• _What is asked_
Print them exactly: the lines from the beginning of the entries below through the line that contains "315.7, 313.5, 309]", and only those, with the pictures left out.

• _Exercise materials_
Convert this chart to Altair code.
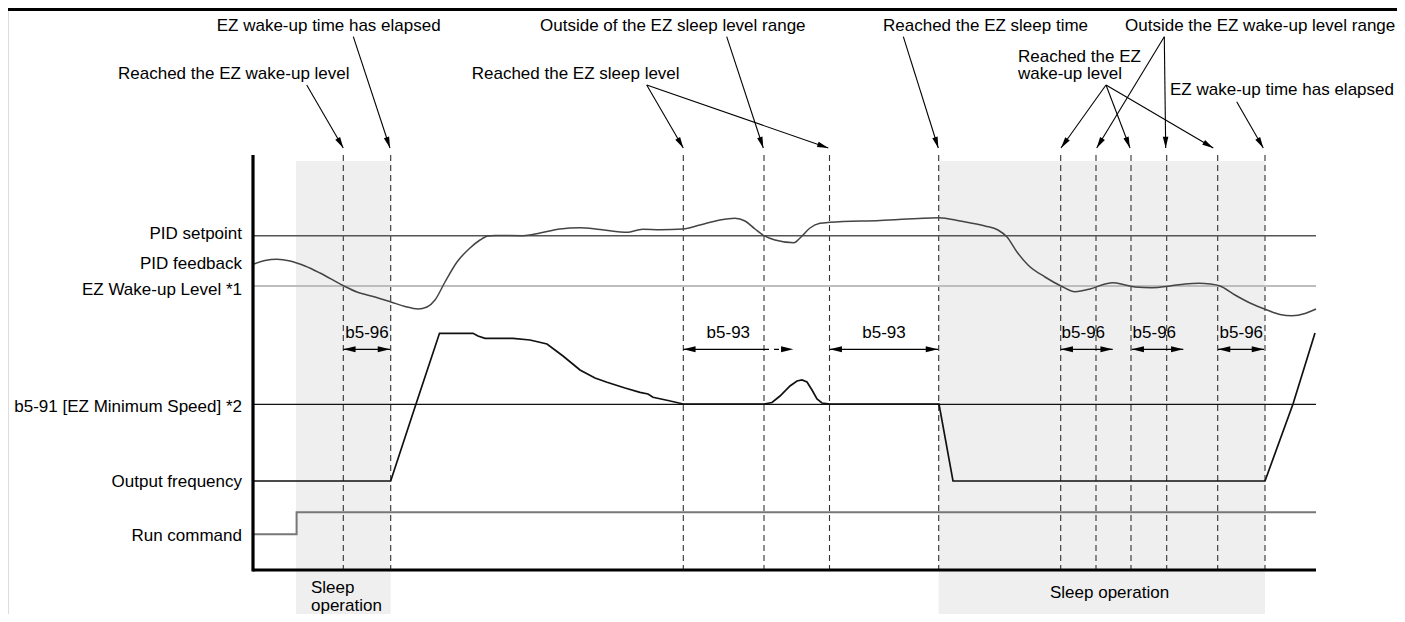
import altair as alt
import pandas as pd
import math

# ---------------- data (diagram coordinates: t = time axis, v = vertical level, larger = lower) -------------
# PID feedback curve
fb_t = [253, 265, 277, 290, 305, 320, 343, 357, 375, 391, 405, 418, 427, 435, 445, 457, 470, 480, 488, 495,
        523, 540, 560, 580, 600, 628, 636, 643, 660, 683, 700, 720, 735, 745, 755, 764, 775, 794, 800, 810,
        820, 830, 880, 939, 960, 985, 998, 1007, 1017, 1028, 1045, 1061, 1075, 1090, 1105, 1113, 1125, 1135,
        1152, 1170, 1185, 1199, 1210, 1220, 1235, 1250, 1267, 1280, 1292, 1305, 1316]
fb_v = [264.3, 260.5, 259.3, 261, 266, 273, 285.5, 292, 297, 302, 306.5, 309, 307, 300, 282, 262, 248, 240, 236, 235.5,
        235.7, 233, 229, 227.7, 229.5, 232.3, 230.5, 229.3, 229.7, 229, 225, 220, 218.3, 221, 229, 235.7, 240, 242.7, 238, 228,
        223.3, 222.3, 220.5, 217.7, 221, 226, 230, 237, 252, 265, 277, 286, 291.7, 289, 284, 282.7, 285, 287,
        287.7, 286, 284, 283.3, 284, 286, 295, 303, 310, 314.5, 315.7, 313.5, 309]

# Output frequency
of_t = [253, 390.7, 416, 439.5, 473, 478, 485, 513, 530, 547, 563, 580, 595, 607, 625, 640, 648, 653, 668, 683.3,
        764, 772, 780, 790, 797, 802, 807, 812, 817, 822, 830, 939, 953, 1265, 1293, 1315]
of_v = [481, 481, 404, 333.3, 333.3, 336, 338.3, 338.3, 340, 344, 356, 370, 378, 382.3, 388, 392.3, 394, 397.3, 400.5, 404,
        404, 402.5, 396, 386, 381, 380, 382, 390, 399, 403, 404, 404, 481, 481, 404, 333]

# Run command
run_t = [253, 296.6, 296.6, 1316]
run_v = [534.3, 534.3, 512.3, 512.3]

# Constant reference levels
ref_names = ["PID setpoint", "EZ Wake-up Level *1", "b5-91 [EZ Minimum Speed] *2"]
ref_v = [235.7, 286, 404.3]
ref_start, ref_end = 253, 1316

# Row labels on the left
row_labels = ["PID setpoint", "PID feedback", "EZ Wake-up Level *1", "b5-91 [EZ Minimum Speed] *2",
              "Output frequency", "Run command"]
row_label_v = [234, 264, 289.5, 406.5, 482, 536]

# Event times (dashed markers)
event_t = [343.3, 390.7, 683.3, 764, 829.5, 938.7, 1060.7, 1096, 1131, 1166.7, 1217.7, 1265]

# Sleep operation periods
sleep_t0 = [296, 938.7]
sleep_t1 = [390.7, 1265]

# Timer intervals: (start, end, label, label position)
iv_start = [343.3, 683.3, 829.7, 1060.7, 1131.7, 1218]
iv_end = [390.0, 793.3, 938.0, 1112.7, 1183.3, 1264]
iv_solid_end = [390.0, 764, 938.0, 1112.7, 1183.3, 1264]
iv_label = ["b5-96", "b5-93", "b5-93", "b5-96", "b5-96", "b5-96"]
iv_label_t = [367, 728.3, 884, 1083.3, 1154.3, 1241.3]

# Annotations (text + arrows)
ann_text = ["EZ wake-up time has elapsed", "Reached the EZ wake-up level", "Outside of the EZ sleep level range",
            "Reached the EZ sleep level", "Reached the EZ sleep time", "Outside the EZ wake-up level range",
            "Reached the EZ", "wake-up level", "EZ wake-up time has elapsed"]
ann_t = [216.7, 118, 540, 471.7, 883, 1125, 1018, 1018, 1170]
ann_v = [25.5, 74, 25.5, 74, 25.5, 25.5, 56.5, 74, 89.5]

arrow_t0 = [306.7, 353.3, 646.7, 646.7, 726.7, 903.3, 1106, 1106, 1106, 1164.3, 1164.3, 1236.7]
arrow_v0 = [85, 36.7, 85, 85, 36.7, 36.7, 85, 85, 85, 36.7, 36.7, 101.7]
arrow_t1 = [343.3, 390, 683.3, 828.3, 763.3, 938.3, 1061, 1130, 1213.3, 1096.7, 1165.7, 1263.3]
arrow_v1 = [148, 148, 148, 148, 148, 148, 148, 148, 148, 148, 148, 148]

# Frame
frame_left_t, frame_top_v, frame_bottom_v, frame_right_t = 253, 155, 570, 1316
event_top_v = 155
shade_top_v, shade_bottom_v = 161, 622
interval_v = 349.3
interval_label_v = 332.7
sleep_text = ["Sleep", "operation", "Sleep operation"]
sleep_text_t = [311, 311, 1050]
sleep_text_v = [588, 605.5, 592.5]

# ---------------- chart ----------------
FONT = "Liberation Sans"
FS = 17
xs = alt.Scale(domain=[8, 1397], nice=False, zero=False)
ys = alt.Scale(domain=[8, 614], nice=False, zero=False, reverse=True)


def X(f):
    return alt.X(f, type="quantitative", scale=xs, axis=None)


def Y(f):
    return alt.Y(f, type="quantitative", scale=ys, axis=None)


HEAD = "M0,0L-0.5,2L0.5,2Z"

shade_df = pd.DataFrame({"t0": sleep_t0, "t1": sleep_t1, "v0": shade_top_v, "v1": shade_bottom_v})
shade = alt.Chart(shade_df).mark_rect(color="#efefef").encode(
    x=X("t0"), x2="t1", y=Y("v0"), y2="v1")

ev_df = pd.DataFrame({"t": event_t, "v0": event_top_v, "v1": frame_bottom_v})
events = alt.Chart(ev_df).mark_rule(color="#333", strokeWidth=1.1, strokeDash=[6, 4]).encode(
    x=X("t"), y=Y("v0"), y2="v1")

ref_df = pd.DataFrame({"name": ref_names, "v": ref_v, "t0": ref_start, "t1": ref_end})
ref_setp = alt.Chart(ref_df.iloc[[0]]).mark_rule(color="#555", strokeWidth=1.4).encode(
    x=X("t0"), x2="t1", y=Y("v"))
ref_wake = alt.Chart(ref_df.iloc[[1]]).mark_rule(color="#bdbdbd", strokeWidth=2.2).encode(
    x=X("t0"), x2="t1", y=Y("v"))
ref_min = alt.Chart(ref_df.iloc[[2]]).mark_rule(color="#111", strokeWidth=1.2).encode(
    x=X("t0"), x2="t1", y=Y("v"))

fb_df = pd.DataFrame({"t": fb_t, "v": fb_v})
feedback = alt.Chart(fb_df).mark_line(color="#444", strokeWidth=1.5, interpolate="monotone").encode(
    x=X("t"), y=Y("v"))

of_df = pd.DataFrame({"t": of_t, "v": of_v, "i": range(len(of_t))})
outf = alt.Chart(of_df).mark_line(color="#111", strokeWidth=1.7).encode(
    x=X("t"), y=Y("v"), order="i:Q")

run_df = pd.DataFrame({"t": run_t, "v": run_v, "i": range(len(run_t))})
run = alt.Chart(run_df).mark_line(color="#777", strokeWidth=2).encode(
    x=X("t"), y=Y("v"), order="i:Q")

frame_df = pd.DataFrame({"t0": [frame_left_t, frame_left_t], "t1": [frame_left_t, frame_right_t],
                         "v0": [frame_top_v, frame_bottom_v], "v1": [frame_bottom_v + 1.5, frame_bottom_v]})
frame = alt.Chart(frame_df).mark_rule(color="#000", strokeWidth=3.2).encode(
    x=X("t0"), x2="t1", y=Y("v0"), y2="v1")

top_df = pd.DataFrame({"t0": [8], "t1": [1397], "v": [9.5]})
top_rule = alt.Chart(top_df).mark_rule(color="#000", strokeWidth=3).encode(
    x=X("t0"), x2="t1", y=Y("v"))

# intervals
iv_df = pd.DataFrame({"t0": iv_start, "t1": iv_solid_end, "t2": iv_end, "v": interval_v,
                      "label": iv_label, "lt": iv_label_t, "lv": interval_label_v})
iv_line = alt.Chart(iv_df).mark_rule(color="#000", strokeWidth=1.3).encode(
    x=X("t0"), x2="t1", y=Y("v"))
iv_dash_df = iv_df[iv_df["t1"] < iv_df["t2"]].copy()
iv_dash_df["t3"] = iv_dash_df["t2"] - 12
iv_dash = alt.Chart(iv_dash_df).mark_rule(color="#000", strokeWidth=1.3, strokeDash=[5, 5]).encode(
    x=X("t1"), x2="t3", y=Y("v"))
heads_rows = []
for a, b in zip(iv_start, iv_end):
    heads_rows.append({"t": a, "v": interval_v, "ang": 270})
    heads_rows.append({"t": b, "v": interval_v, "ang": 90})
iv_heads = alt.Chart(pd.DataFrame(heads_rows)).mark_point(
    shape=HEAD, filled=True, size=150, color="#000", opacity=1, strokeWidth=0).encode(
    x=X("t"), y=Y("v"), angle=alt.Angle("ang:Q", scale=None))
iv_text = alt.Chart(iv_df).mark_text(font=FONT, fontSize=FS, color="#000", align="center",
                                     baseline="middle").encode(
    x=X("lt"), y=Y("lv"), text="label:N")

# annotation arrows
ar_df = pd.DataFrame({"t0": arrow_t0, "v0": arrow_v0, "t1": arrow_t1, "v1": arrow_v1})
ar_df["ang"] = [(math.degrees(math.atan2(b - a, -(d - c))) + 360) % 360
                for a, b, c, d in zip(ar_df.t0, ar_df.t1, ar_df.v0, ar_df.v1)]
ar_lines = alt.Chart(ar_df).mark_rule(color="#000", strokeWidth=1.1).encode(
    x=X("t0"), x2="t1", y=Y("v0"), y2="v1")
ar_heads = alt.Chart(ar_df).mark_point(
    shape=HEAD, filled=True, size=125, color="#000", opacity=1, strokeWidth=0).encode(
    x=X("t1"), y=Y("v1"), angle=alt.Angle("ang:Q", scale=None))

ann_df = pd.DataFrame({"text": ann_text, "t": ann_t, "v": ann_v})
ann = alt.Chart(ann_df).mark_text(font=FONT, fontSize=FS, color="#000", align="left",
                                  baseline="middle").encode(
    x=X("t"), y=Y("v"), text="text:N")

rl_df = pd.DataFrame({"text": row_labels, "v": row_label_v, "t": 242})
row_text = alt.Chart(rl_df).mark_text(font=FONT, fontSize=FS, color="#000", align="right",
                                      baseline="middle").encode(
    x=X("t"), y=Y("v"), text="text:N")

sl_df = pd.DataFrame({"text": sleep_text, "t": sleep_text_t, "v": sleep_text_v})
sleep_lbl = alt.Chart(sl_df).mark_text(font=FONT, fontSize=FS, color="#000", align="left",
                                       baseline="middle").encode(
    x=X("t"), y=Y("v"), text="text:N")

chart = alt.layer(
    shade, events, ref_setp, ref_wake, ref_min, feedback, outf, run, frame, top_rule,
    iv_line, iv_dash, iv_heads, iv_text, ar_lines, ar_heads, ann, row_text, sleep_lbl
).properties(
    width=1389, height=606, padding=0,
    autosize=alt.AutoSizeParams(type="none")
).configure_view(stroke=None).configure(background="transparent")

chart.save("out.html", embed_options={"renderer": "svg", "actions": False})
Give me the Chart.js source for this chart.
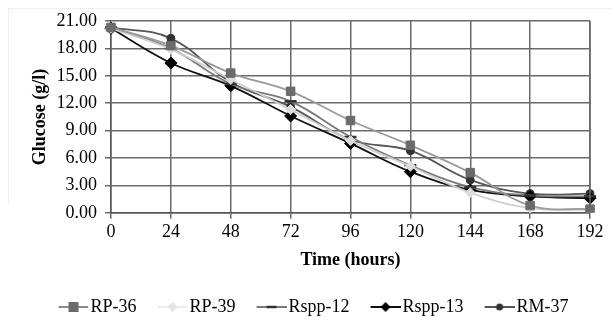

• _Answer to the task_
Convert this chart to Altair code.
import altair as alt
import pandas as pd
import math

# ---------------- data (diagram coordinates: t = time axis, v = vertical level, larger = lower) -------------
# PID feedback curve
fb_t = [253, 265, 277, 290, 305, 320, 343, 357, 375, 391, 405, 418, 427, 435, 445, 457, 470, 480, 488, 495,
        523, 540, 560, 580, 600, 628, 636, 643, 660, 683, 700, 720, 735, 745, 755, 764, 775, 794, 800, 810,
        820, 830, 880, 939, 960, 985, 998, 1007, 1017, 1028, 1045, 1061, 1075, 1090, 1105, 1113, 1125, 1135,
        1152, 1170, 1185, 1199, 1210, 1220, 1235, 1250, 1267, 1280, 1292, 1305, 1316]
fb_v = [264.3, 260.5, 259.3, 261, 266, 273, 285.5, 292, 297, 302, 306.5, 309, 307, 300, 282, 262, 248, 240, 236, 235.5,
        235.7, 233, 229, 227.7, 229.5, 232.3, 230.5, 229.3, 229.7, 229, 225, 220, 218.3, 221, 229, 235.7, 240, 242.7, 238, 228,
        223.3, 222.3, 220.5, 217.7, 221, 226, 230, 237, 252, 265, 277, 286, 291.7, 289, 284, 282.7, 285, 287,
        287.7, 286, 284, 283.3, 284, 286, 295, 303, 310, 314.5, 315.7, 313.5, 309]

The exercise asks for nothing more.